Childcare: The Biggest “Yes, But” to Finding Time For Your Relationship

You may love the sound of a romantic date night on the town. A short getaway to the Texas hill country might sound heavenly. And a couples intensive workshop may just be what your relationship needs to help you feel confident as you enter this huge transition in your lives. Cue the, “yes buts…”

  • Yes, but who is going to watch the kids?

  • Yes, but who is going to be in charge of organizing the childcare?

  • Yes, but I don’t want another thing on my list.

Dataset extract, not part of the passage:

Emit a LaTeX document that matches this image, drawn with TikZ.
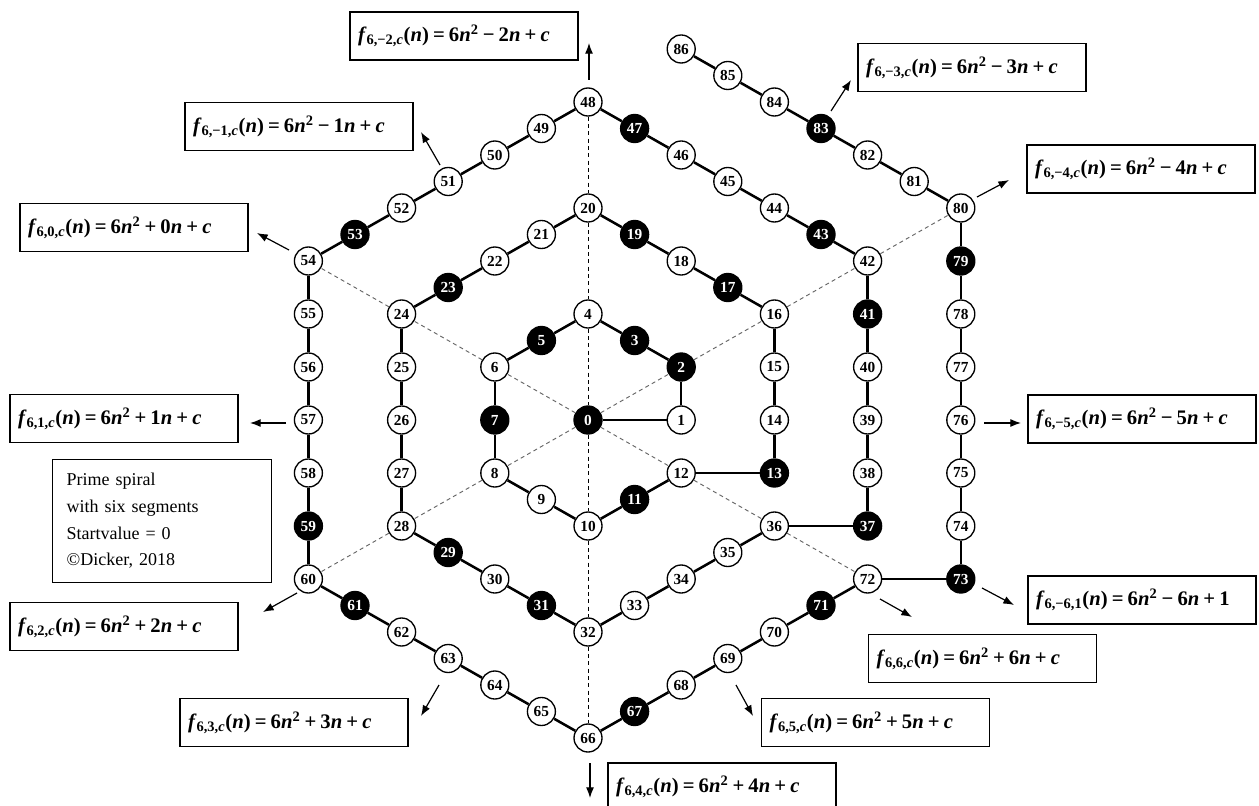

  • Yes, but where do I even start?

We are all about the intentional and purposeful work of prioritizing and nurturing your relationship and learning how to manage any twists, turns, and challenges that life throws you as a team. We know that navigating childcare has its own unique twists and turns that can serve as a barrier to providing your relationship the space and attention it needs. Thus, let’s begin our couples work now and consider how you can approach the issue of finding childcare as a team. 

How to Address childcare as a team

Step 1: On your own, take the time to consider the following questions

  • What may make this hard for my partner? (e.g., I know leaving the kids is never easy for her, and she often feels guilty anytime we are away from them)

    How may I make this hard for my partner? (e.g., I can procrastinate planning things and wait till the last minute, which usually leads to us scrambling)

    What can I do to help my partner in this situation? (e.g., knowing that he or she may feel some guilt and fear being away from the kids, I can begin the conversation by asking how he or she is feeling before jumping straight to logistics)

Quick Note: While we’re discussing childcare right now, these questions can be helpful to reflect on before any important conversation you have with your partner.  

Step 2: Take turns to ask the following questions

When you are feeling connected to your partner, take turns reflecting on the question below. Keep the responses from the previous questions in mind as you navigate how to support your partner as you address the issue of childcare as a team. 

  • Who in our network/community/village could we look to for support?

  • Which new people/places/organizations could we connect with to look to for support?

  • How do we want to distribute the action steps that need to be taken to make this happen?

  • When do we want to have these steps completed?

  • Let’s help future us out. Knowing each other and ourselves well, are there any immediate barriers that come to mind we can be mindful of now? 

    • “I know I may have a really hard time leaving the kids that day, so can you be in charge of drop-off?” 

    • “Let’s make sure we both get a good night’s sleep the day before so we can make the most of our time together”

Saying Yes to Investing in Your Family

Let’s address one remaining “yes, but” you may be sitting with. “Yes, but is it worth it?” Is it worth it to jump through the logistical gymnastics of arranging childcare, is it worth the financial investment, is it worth choosing this over watching the latest Netflix binge on the couch (again)? We’re a little biased, but our answer is a resounding yes.

Attempts to focus on each other in your traditional home environment are filled with distractions, from the occasional cries echoing from the baby monitor to the pile of dishes from your family’s dinner glaring behind your partner’s head.  To dedicate the focused, intentional time your relationship deserves and requires, it will take a moment to put yourselves first and trust that the childcare arrangements that allow you to do it will pay off tenfold as you emerge stronger as a family for formative years in your little ones’ lives.

Taking the opportunity now to dedicate focused, intentional time to understanding your partner and sharing yourself with the person you love is a decision you can continue to feel the value of well into the future. We invite you to open yourself to the possibility of what can be with time to look inward and recenter around your most confident, empowered, and loving selves.